Markey's National Bottle Bill Would Cut Heat-Trapping Emissions, Energy Needs
Coinciding with the 39th celebration of Earth Day, Rep. Edward J. Markey (D-Mass.) today re-introduced the Bottle Recycling Climate Protection Act, which would decrease global warming pollution and cut down on energy use by encouraging large-scale recycling of cans, metal, plastic water bottles and other beverage containers throughout America. Rep. Markey re-introduced the legislation with Rep. Jim Moran (D-Va.).
"Earth Day is an important reminder that it is time for America to take action to reduce its global warming pollution and dependence on foreign energy. A national bottle bill can help America quench its thirst for imported oil. We can still have carbon dioxide in our fizzy drinks, while cutting down on heat-trapping carbon dioxide in the atmosphere," said Rep. Markey, Chairman of the Select Committee on Energy Independence and Global Warming and the Energy and Environment Subcommittee.
The bill builds on the success of existing state programs and would establish a national 5 cent deposit on beverage containers, including plastic water bottles and other containers that have become more prevalent in recent years after many state programs were established.

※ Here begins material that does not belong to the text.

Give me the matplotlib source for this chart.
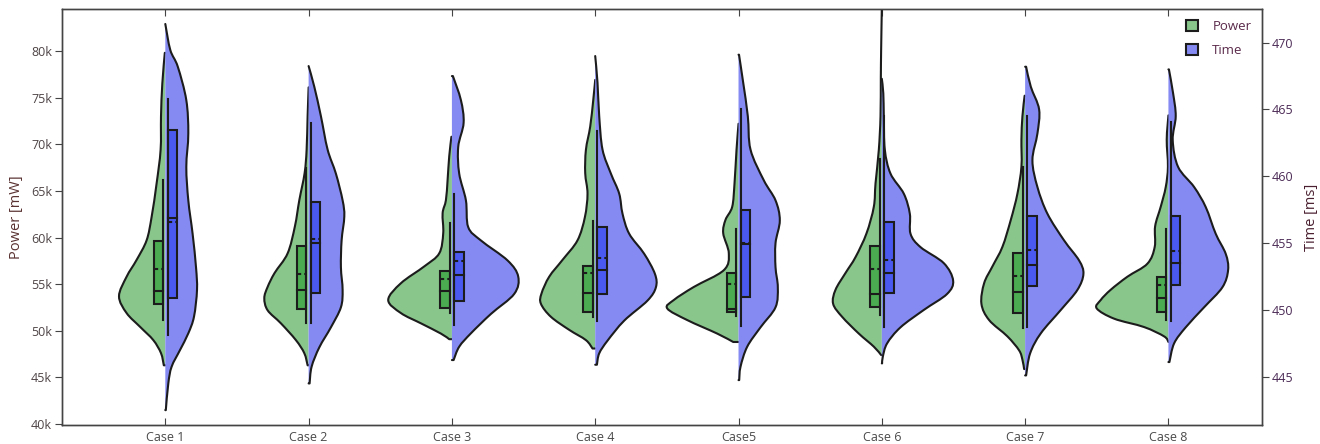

These bottles and other containers pour into landfills and use far more energy to produce the raw materials. In 2006, more than half of the 200 billion beverage containers that could have been recycled in the United States were incinerated or littered.
"A national bottle recycling program would have profound economic benefits from energy savings for trade affected industries, like aluminum and glass. The energy use and cost of manufacturing an aluminum can from virgin materials is far greater than the cost of using recycled materials. In fact, recycling aluminum requires 95 percent less energy than making it from scratch," said Rep. Markey.
Currently, 11 states have deposit programs that encourage consumers to return containers to claim the refund on the deposit. In the states that have passed bottle bills, recycling rates are twice that of states without deposit laws. Rep. Markey's national bottle bill recognizes the leadership of the states on this issue, and exempts states that have high recycling rates or existing state legislation from the national standard for 3 years, or as long as they maintain high recycling rates.
In the last Congress, Rep. Markey's national bottle bill gained the support from leading environmental and recycling organizations, including the Container Recycling Institute, the Natural Resources Defense Council, and the Public Interest Research Group when it was first introduced as the Bottle Recycling Climate Protection Act of 2007 (H. R. 4238).